One of my goals that I had last year was to make more stock at home. I use a ridiculous amount of stock each week for cooking. Everything from soups to rice. Because of that I wanted to rely less on store bought stock and more on homemade stock.
Since our move here I’m happy to say that I have been using homemade stock exclusively! Since local meats are super abundant and because I bought a meat share this year, bones have been plentiful for stock making.
I’ve also found two things to take my stock from average to perfection. Before my homemade stocks, while tasty, were missing something. I had no idea what but they didn’t seem to have the depth and rich flavor that I expected from homemade stock.
Reading different homesteading blogs and food blogs I noticed that most people add some sort of acid, usually in the form of cider vinegar to their pot of stock.
I found this really interesting and did a quick search to see why folks were adding vinegar.
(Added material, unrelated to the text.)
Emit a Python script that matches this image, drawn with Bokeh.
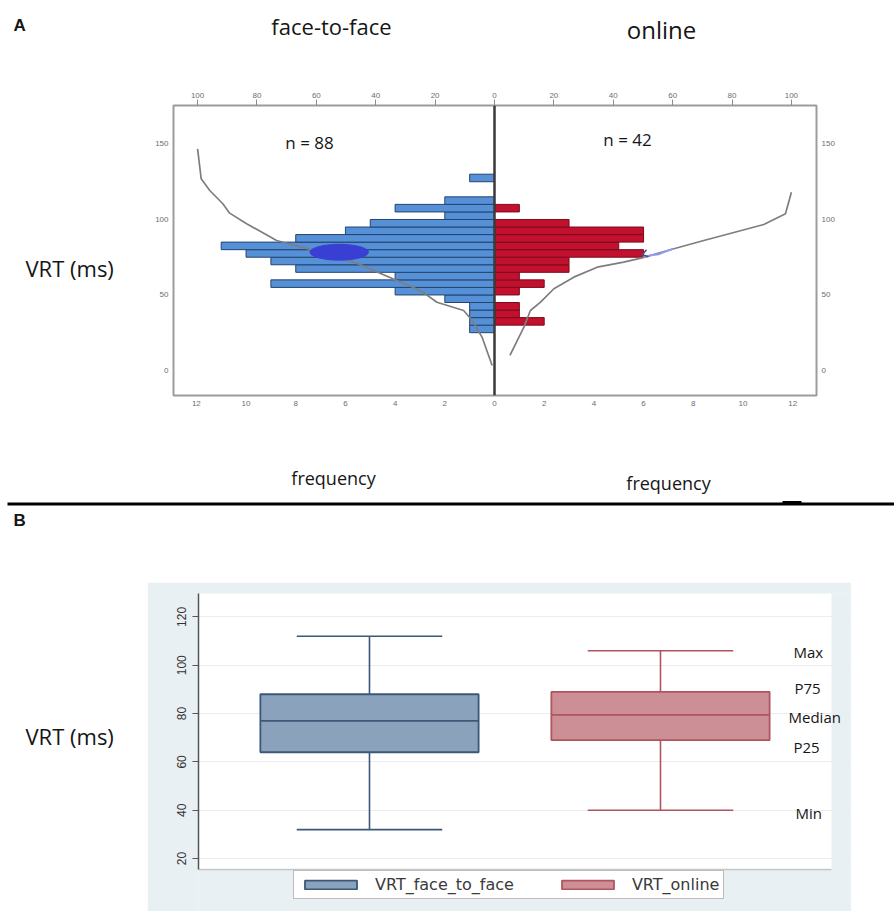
from bokeh.plotting import figure
from bokeh.models import (Range1d, LinearAxis, FixedTicker, Label, Span, BoxAnnotation,
                          Legend, LegendItem, ColumnDataSource, CustomJSTickFormatter)
from bokeh.transform import dodge
from bokeh.layouts import column, row
from bokeh.embed import file_html
from bokeh.resources import INLINE

# ---------------- Panel A data ----------------
bin_lower = [25, 30, 35, 40, 45, 50, 55, 60, 65, 70, 75, 80, 85, 90, 95, 100, 105, 110, 115, 120, 125]
bin_width = 5
f2f_counts = [1, 1, 1, 1, 2, 4, 9, 4, 8, 9, 10, 11, 8, 6, 5, 2, 4, 2, 0, 0, 1]
online_counts = [0, 2, 1, 1, 0, 1, 2, 1, 3, 3, 6, 5, 6, 6, 3, 0, 1, 0, 0, 0, 0]
n_f2f = 88
n_online = 42

f2f_cum_vrt = [3.3, 22.1, 33.1, 39.7, 45.2, 53.0, 59.6, 71.1, 79.5, 86.1, 97.2, 104.2, 110.4, 119.2, 127.0, 146.8]
f2f_cum_pct = [0.8, 4.2, 7.5, 10.4, 19.4, 25.0, 32.9, 46.4, 61.0, 73.4, 83.5, 89.2, 91.5, 95.9, 98.8, 100.0]
online_cum_vrt = [9.9, 28.7, 39.7, 45.2, 54.1, 61.8, 68.4, 71.7, 74.6, 80.6, 86.1, 96.7, 103.8, 118.1]
online_cum_pct = [5.2, 9.9, 12.1, 15.5, 20.0, 26.7, 34.6, 43.5, 49.7, 60.4, 70.5, 90.7, 98.0, 100.0]

# hand-drawn marks on the figure
f2f_mark_x, f2f_mark_y = [-6.25], [78.3]
online_mark_x = [6.0, 6.3, 6.6, 6.9, 7.2]
online_mark_y = [75.0, 76.3, 77.0, 78.9, 80.6]
online_tick_x = [6.12, 5.95, 6.2]
online_tick_y = [80.0, 76.6, 75.3]

freq_ticks = [-12, -10, -8, -6, -4, -2, 0, 2, 4, 6, 8, 10, 12]
pct_ticks = [-100, -80, -60, -40, -20, 0, 20, 40, 60, 80, 100]
vrt_ticks_a = [0, 50, 100, 150]

# ---------------- Panel B data ----------------
groups = ["VRT_face_to_face", "VRT_online"]
vrt_min = [32, 40]
vrt_p25 = [64, 69]
vrt_median = [77, 79.5]
vrt_p75 = [88, 89]
vrt_max = [112, 106]
vrt_ticks_b = [20, 40, 60, 80, 100, 120]
stat_labels = ["Max", "P75", "Median", "P25", "Min"]

FONT = "Open Sans"
TXT = "#161616"
PANEL_BG = "#e8f0f3"


def label(p, text, x, y, size, align="center", bold=False, font=FONT, color=TXT,
          x_units="data", y_units="data"):
    p.add_layout(Label(x=x, y=y, x_units=x_units, y_units=y_units, text=text,
                       text_font=font, text_font_size=f"{size}px", text_align=align,
                       text_baseline="middle", text_color=color,
                       text_font_style="bold" if bold else "normal"))


def text_fig(w, h, bg="white"):
    """A blank canvas whose data units are its own pixels (y downward)."""
    f = figure(width=w, height=h, x_range=Range1d(0, w), y_range=Range1d(h, 0),
               toolbar_location=None, output_backend="svg", min_border=0,
               x_axis_location=None, y_axis_location=None, outline_line_color=None,
               background_fill_color=bg, border_fill_color=bg, frame_align=False)
    f.grid.visible = False
    return f


# ================= header =================
hdr = text_fig(894, 60)
label(hdr, "A", 13, 25, 17, align="left", bold=True, font="Liberation Sans")
label(hdr, "face-to-face", 331, 25, 22)
label(hdr, "online", 661, 29, 24)

# ================= Panel A =================
leftA = text_fig(140, 360)
label(leftA, "VRT (ms)", 25, 207, 22, align="left")

FREQ_PER_100PCT = 11.95
x_lo, x_hi = -12.92, 12.96
pA = figure(width=754, height=360, x_range=Range1d(x_lo, x_hi), y_range=Range1d(-16.6, 175.5),
            toolbar_location=None, output_backend="svg", frame_align=False,
            min_border_left=33, min_border_right=78, min_border_top=45, min_border_bottom=25,
            outline_line_color="#9c9c9c", outline_line_width=2,
            background_fill_color="white", border_fill_color="white")
pA.grid.visible = False
pA.extra_x_ranges = {"pct": Range1d(x_lo * 100 / FREQ_PER_100PCT, x_hi * 100 / FREQ_PER_100PCT)}

abs_fmt = CustomJSTickFormatter(code="return String(Math.abs(tick));")
pA.xaxis.ticker = FixedTicker(ticks=freq_ticks)
pA.xaxis.formatter = abs_fmt
pA.yaxis.ticker = FixedTicker(ticks=vrt_ticks_a)
top_ax = LinearAxis(x_range_name="pct", ticker=FixedTicker(ticks=pct_ticks), formatter=abs_fmt)
pA.add_layout(top_ax, "above")
right_ax = LinearAxis(ticker=FixedTicker(ticks=vrt_ticks_a))
pA.add_layout(right_ax, "right")

for ax in pA.axis:
    ax.axis_line_color = None
    ax.major_tick_in = 0
    ax.major_tick_out = 0
    ax.major_tick_line_color = "#8c8c8c"
    ax.minor_tick_line_color = None
    ax.major_label_text_font = "Liberation Sans"
    ax.major_label_text_font_size = "8px"
    ax.major_label_text_color = "#6e6e6e"
    ax.major_label_standoff = 5
top_ax.major_tick_out = 6
top_ax.major_label_standoff = 2

yc = [lo + bin_width / 2 for lo in bin_lower]
f2f_src = ColumnDataSource(dict(y=[y for y, c in zip(yc, f2f_counts) if c > 0],
                                r=[-c for c in f2f_counts if c > 0]))
on_src = ColumnDataSource(dict(y=[y for y, c in zip(yc, online_counts) if c > 0],
                               r=[c for c in online_counts if c > 0]))
pA.hbar(y="y", left=0, right="r", height=bin_width, source=f2f_src,
        fill_color="#5690d7", line_color="#23446f", line_width=1)
pA.hbar(y="y", left=0, right="r", height=bin_width, source=on_src,
        fill_color="#c2112f", line_color="#7c0a1d", line_width=1)

pA.add_layout(Span(location=0, dimension="height", line_color="#3a3a3a", line_width=2.5))

pA.line(x=[-v for v in f2f_cum_pct], y=f2f_cum_vrt, x_range_name="pct",
        line_color="#7e7e7e", line_width=1.7)
pA.line(x=online_cum_pct, y=online_cum_vrt, x_range_name="pct",
        line_color="#7e7e7e", line_width=1.7)

pA.ellipse(x=f2f_mark_x, y=f2f_mark_y, width=2.35, height=10.5,
           fill_color="#3a3fd4", line_color="#3a3fd4")
pA.line(x=online_mark_x, y=online_mark_y, line_color="#8f9cf0", line_width=2)
pA.line(x=online_tick_x, y=online_tick_y, line_color="#4b4f8c", line_width=1.5)

# sample sizes inside the frame (frame left 173 / bottom 395 on the page)
label(pA, f"n = {n_f2f}", 136, 253, 17, x_units="screen", y_units="screen")
label(pA, f"n = {n_online}", 454, 256, 17, x_units="screen", y_units="screen")

# ================= footer of A / header of B =================
mid = text_fig(894, 162)
label(mid, "frequency", 333, 57, 18)
label(mid, "frequency", 668, 62, 18)
mid.add_layout(BoxAnnotation(left=7, right=894, top=82, bottom=85, fill_color="black",
                             fill_alpha=1, line_color=None))
mid.add_layout(BoxAnnotation(left=782, right=801, top=80.5, bottom=83, fill_color="black",
                             fill_alpha=1, line_color=None))
label(mid, "B", 13, 100, 17, align="left", bold=True, font="Liberation Sans")

# ================= Panel B =================
leftB = text_fig(147, 329)
label(leftB, "VRT (ms)", 25, 153, 22, align="left")

# frame covers the grey-blue graph region right of the y axis, down to the page bottom
xb_lo, xb_plot_hi, xb_hi = -0.5876, 1.5876, 1.6564
yb_lo, yb_plot_lo, yb_hi = -1.9, 15.45, 129.7
pB = figure(width=704, height=329, x_range=Range1d(xb_lo, xb_hi), y_range=Range1d(yb_lo, yb_hi),
            toolbar_location=None, output_backend="svg", frame_align=False,
            x_axis_location=None,
            min_border_left=51, min_border_right=0, min_border_top=11, min_border_bottom=0,
            outline_line_color=None, background_fill_color=PANEL_BG,
            border_fill_color=PANEL_BG)
# white plot region
pB.add_layout(BoxAnnotation(right=xb_plot_hi, bottom=yb_plot_lo, fill_color="white", fill_alpha=1,
                            line_color=None, level="image"))
pB.xgrid.visible = False
pB.ygrid.ticker = FixedTicker(ticks=vrt_ticks_b)
pB.ygrid.grid_line_color = "#ececec"
pB.yaxis.ticker = FixedTicker(ticks=vrt_ticks_b)
pB.yaxis.bounds = (yb_plot_lo, yb_hi)
pB.yaxis.major_label_orientation = "vertical"
pB.yaxis.major_label_text_font = "Liberation Sans"
pB.yaxis.major_label_text_font_size = "12px"
pB.yaxis.major_label_text_color = "#333333"
pB.yaxis.major_tick_in = 0
pB.yaxis.major_tick_out = 6
pB.yaxis.major_label_standoff = 6
pB.yaxis.minor_tick_line_color = None
pB.yaxis.axis_line_color = "#555555"
pB.yaxis.axis_line_width = 1.5
pB.yaxis.major_tick_line_color = "#555555"
# x axis line (no ticks, no labels)
pB.add_layout(BoxAnnotation(right=xb_plot_hi, bottom=yb_plot_lo, top=yb_plot_lo,
                            fill_color=None, line_color="#555555", line_width=1.5))

box_src = ColumnDataSource(dict(x=list(range(len(groups))), lo=vrt_min, q1=vrt_p25,
                                med=vrt_median, q3=vrt_p75, hi=vrt_max,
                                fill=["#8ba2bd", "#cc8f96"], line=["#3b5878", "#b0555f"]))
pB.segment(x0="x", y0="q3", x1="x", y1="hi", line_color="line", line_width=1.6, source=box_src)
pB.segment(x0="x", y0="q1", x1="x", y1="lo", line_color="line", line_width=1.6, source=box_src)
pB.segment(x0=dodge("x", -0.25), y0="hi", x1=dodge("x", 0.25), y1="hi",
           line_color="line", line_width=1.6, source=box_src)
pB.segment(x0=dodge("x", -0.25), y0="lo", x1=dodge("x", 0.25), y1="lo",
           line_color="line", line_width=1.6, source=box_src)
boxes = pB.vbar(x="x", bottom="q1", top="q3", width=0.75, fill_color="fill",
                line_color="line", line_width=1.8, source=box_src)
pB.segment(x0=dodge("x", -0.375), y0="med", x1=dodge("x", 0.375), y1="med",
           line_color="line", line_width=1.8, source=box_src)

legend = Legend(items=[LegendItem(label=g, renderers=[boxes], index=i) for i, g in enumerate(groups)],
                location=(95, 12), orientation="horizontal", glyph_width=65, glyph_height=11,
                label_standoff=12, spacing=41, padding=4, margin=0, label_height=12,
                label_text_font="DejaVu Sans", label_text_font_size="16px",
                label_text_color="#3a3a3a", border_line_color="#7a7a7a", border_line_width=1.5,
                background_fill_color="white", background_fill_alpha=1)
pB.add_layout(legend)

stat_y = [105.4, 90.5, 78.5, 66.1, 38.8]
stat_x = [595, 596, 590, 595, 597]
for t, sx, sy in zip(stat_labels, stat_x, stat_y):
    label(pB, t, sx, sy, 15, align="left", x_units="screen")

layout = column(hdr, row(leftA, pA, spacing=0), mid, row(leftB, pB, spacing=0), spacing=0)
open("out.html", "w").write(file_html(layout, INLINE))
Westin A. Price says that adding vinegar to the stock helps to extract calcium from the bones. Several other sites merely said that adding vinegar helps pull out more minerals and nutrients from the bones and meat.
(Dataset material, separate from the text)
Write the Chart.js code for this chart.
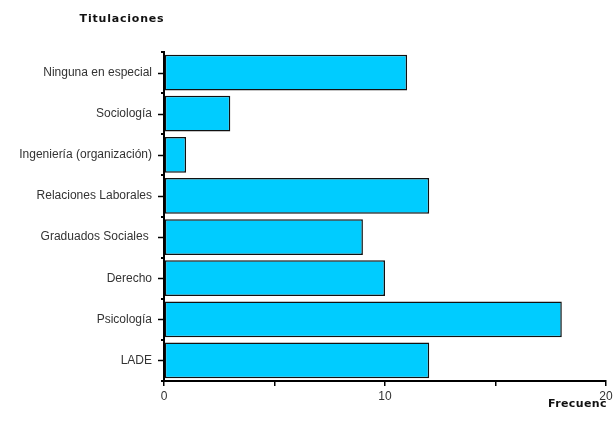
<!DOCTYPE html>
<html>
<head>
<meta charset="utf-8">
<script src="https://cdn.jsdelivr.net/npm/chart.js@4.4.1/dist/chart.umd.min.js"></script>
<style>
  html, body { margin: 0; padding: 0; background: #fff; }
  #wrap { width: 613px; height: 426px; position: relative; }
</style>
</head>
<body>
<div id="wrap"><canvas id="chart"></canvas></div>
<script>
// titulaciones y frecuencias
const categorias = [
  "Ninguna en especial",
  "Sociología",
  "Ingeniería (organización)",
  "Relaciones Laborales",
  "Graduados Sociales ",
  "Derecho",
  "Psicología",
  "LADE"
];
const frecuencias = [11, 3, 1, 12, 9, 10, 18, 12];
const ticksX = [0, 10, 20];

const LABEL_FONT = { family: "'Liberation Sans', Arial, sans-serif", size: 12 };

// marcas del eje Y: largas en el centro de cada categoría, cortas en los límites
const marcasEjeY = {
  id: 'marcasEjeY',
  afterDraw(chart) {
    const ctx = chart.ctx;
    const y = chart.scales.y;
    const x0 = y.right;
    ctx.save();
    ctx.strokeStyle = '#000';
    ctx.lineWidth = 1.5;
    for (let i = 0; i < categorias.length; i++) {
      const py = Math.round(y.getPixelForValue(i)) + 0.5;
      ctx.beginPath();
      ctx.moveTo(x0 - 6, py);
      ctx.lineTo(x0, py);
      ctx.stroke();
    }
    ctx.lineWidth = 2;
    for (let i = 0; i <= categorias.length; i++) {
      const py = Math.round(y.getPixelForValue(i - 0.5));
      ctx.beginPath();
      ctx.moveTo(x0 - 3, py);
      ctx.lineTo(x0, py);
      ctx.stroke();
    }
    // títulos
    ctx.fillStyle = '#111';
    ctx.font = "bold 11px 'DejaVu Sans', sans-serif";
    ctx.textBaseline = 'middle';
    ctx.letterSpacing = '0.8px';
    ctx.textAlign = 'center';
    ctx.fillText('Titulaciones', 122, 19);
    ctx.letterSpacing = '0.4px';
    ctx.textAlign = 'right';
    ctx.fillText('Frecuenc', 607, 404);
    ctx.restore();
  }
};

new Chart(document.getElementById('chart'), {
  type: 'bar',
  data: {
    labels: categorias,
    datasets: [{
      data: frecuencias,
      backgroundColor: '#00ccff',
      borderColor: '#111',
      borderWidth: 1.5,
      borderSkipped: false,
      barPercentage: 0.87,
      categoryPercentage: 1
    }]
  },
  options: {
    indexAxis: 'y',
    responsive: true,
    maintainAspectRatio: false,
    animation: false,
    layout: { padding: { top: 52, right: 0, left: 0, bottom: 0 } },
    plugins: {
      legend: { display: false },
      tooltip: { enabled: false }
    },
    scales: {
      x: {
        min: 0,
        max: 20,
        afterFit(scale) {
          scale.height = 45;
          scale.paddingRight = 7;
        },
        border: { color: '#000', width: 2 },
        grid: { drawOnChartArea: false, color: '#000', lineWidth: 1.5, tickLength: 5 },
        ticks: {
          stepSize: 5,
          autoSkip: false,
          maxRotation: 0,
          color: '#333',
          font: LABEL_FONT,
          padding: 3,
          callback: v => ticksX.includes(v) ? String(v) : ''
        }
      },
      y: {
        afterFit(scale) { scale.width = 164; },
        border: { color: '#000', width: 2 },
        grid: { display: true, drawOnChartArea: false, drawTicks: false, color: 'rgba(0,0,0,0)' },
        ticks: {
          color: '#333',
          font: LABEL_FONT,
          padding: 12,
          autoSkip: false
        }
      }
    }
  },
  plugins: [marcasEjeY]
});
</script>
</body>
</html>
Curious, I decided to try it out.
My preference is Bragg’s Unfiltered Apple Cider Vinegar so that’s what I’ve been using. I add anywhere from 1/4 to 1/3C of it to the stock pot.
Salt and lots of it. Previously I did not season the stock as it simmered. It would eventually get seasoned when I cooked with it so in my mind, seasoning it as it simmered seemed unnecessary.
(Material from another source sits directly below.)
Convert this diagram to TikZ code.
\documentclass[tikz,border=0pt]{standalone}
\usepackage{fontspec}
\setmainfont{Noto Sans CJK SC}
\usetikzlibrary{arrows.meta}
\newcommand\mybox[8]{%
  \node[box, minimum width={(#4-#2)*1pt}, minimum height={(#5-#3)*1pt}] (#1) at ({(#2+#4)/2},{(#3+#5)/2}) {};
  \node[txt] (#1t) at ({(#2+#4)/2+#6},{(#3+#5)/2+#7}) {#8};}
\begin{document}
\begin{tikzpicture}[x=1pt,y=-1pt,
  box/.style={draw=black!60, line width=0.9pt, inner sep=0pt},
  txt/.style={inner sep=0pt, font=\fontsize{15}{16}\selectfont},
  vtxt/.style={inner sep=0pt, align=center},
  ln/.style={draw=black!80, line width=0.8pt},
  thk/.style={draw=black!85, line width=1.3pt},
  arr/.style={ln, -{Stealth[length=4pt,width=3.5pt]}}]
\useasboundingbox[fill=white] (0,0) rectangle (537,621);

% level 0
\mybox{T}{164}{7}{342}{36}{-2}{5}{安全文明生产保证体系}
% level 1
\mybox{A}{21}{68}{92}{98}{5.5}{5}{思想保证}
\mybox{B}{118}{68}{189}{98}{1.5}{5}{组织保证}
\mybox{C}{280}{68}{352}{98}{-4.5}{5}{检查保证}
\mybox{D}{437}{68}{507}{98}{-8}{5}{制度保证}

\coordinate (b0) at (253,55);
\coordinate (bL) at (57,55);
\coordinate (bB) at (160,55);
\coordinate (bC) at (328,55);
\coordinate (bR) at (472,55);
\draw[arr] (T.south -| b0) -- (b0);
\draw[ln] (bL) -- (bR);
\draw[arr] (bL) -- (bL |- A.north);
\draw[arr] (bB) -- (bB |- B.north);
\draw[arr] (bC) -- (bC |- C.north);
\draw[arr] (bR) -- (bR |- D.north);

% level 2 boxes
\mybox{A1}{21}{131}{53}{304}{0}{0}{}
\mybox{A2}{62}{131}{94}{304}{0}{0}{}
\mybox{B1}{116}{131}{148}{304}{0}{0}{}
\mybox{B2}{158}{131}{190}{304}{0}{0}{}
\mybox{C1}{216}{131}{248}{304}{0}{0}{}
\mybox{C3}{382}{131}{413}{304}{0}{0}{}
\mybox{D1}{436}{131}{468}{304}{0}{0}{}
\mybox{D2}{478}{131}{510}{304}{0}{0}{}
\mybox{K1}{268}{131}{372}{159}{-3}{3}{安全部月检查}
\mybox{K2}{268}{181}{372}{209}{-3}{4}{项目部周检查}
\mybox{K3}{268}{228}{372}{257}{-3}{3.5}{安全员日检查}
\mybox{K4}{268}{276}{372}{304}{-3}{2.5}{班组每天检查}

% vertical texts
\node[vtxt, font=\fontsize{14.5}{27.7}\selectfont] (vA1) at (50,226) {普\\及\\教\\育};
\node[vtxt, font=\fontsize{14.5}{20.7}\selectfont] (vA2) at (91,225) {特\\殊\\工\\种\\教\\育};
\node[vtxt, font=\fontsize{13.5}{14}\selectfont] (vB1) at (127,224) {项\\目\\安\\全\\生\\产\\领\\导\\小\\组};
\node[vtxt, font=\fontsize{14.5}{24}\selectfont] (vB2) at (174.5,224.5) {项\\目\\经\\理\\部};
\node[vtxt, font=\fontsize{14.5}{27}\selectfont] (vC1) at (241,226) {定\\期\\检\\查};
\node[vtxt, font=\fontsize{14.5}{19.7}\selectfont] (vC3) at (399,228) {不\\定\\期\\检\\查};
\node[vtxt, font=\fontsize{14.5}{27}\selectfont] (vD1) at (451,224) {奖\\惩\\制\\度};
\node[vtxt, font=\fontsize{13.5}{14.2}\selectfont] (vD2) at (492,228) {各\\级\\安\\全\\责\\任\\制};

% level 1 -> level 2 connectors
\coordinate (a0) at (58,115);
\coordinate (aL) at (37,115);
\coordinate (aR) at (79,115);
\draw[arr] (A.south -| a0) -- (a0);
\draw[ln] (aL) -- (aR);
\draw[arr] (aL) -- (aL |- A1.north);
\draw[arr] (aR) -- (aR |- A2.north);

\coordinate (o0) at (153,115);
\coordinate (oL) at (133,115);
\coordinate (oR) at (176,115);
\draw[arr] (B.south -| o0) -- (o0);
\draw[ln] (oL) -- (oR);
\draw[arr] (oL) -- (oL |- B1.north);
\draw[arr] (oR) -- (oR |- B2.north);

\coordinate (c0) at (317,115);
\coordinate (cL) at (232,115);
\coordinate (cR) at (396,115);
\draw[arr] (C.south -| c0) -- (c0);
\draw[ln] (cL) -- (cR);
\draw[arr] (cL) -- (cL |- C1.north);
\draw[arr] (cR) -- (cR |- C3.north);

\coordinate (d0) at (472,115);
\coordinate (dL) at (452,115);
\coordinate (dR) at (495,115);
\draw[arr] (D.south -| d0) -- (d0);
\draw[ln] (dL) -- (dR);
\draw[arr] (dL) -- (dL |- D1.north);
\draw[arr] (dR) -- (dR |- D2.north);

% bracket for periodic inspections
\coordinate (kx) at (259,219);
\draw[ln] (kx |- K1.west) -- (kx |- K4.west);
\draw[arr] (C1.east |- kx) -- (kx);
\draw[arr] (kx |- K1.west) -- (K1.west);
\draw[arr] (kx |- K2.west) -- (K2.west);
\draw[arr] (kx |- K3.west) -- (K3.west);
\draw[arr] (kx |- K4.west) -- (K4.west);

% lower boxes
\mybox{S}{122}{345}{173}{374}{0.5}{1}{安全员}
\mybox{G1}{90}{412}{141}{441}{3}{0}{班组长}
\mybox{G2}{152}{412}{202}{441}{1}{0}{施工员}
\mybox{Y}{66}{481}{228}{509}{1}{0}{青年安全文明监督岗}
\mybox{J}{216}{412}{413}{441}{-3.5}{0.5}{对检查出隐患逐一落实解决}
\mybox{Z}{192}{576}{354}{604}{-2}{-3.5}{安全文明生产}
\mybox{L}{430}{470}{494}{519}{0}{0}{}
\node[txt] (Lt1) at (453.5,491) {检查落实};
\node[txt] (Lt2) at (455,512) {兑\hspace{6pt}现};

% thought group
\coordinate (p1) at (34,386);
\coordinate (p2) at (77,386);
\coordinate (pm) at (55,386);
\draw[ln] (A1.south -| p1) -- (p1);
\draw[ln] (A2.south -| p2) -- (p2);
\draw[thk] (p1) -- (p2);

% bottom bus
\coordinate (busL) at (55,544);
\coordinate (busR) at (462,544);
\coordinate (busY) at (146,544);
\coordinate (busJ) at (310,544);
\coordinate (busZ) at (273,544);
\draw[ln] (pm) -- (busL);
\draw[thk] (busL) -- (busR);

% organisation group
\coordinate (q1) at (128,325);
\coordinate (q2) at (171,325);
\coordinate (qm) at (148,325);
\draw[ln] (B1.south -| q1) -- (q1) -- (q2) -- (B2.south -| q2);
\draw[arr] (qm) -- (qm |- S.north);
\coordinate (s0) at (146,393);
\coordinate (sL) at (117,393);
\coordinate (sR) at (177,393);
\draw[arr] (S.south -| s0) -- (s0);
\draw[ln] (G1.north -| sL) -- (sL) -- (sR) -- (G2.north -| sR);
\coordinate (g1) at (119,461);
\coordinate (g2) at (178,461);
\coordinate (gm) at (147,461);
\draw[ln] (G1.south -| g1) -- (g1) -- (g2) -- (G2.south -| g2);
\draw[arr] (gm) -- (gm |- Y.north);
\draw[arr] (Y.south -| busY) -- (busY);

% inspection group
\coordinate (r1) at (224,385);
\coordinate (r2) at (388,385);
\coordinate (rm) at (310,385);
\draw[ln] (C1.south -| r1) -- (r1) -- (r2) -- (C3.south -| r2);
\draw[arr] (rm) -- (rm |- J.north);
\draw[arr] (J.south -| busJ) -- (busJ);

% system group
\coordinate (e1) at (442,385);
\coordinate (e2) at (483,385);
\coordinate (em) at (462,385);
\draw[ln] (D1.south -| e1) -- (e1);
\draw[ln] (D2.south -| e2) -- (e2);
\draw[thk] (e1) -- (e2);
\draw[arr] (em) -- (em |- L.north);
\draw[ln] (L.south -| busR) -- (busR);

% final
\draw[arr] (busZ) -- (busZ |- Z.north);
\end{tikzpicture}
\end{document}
Oh how wrong I was. Salt is a must!
By “lots of it”, I’m referring to a good 2 to 3 big pinches of kosher salt adding to the stock water.
These two tricks have elevated my homemade stock from alright to dazzling. Perhaps this is all common knowledge? If so I missed that memo.
Adding the vinegar provides depth and richness in flavor that I was looking for but wasn’t getting before. It also helps the stock become a lovely golden brown in color for poultry and pork stocks. For beef stocks it ensures a glistening dark brown stock.
The salt basically just makes things more tasty. It’s a lot easier to pick up the meat and veggie flavors of the stock when the stock is salted. It makes the stock standout instead of just being a background ingredient.
I definitely won’t be making stock without these two ingredients again!
Do you make stock at home? Any tips or tricks to share?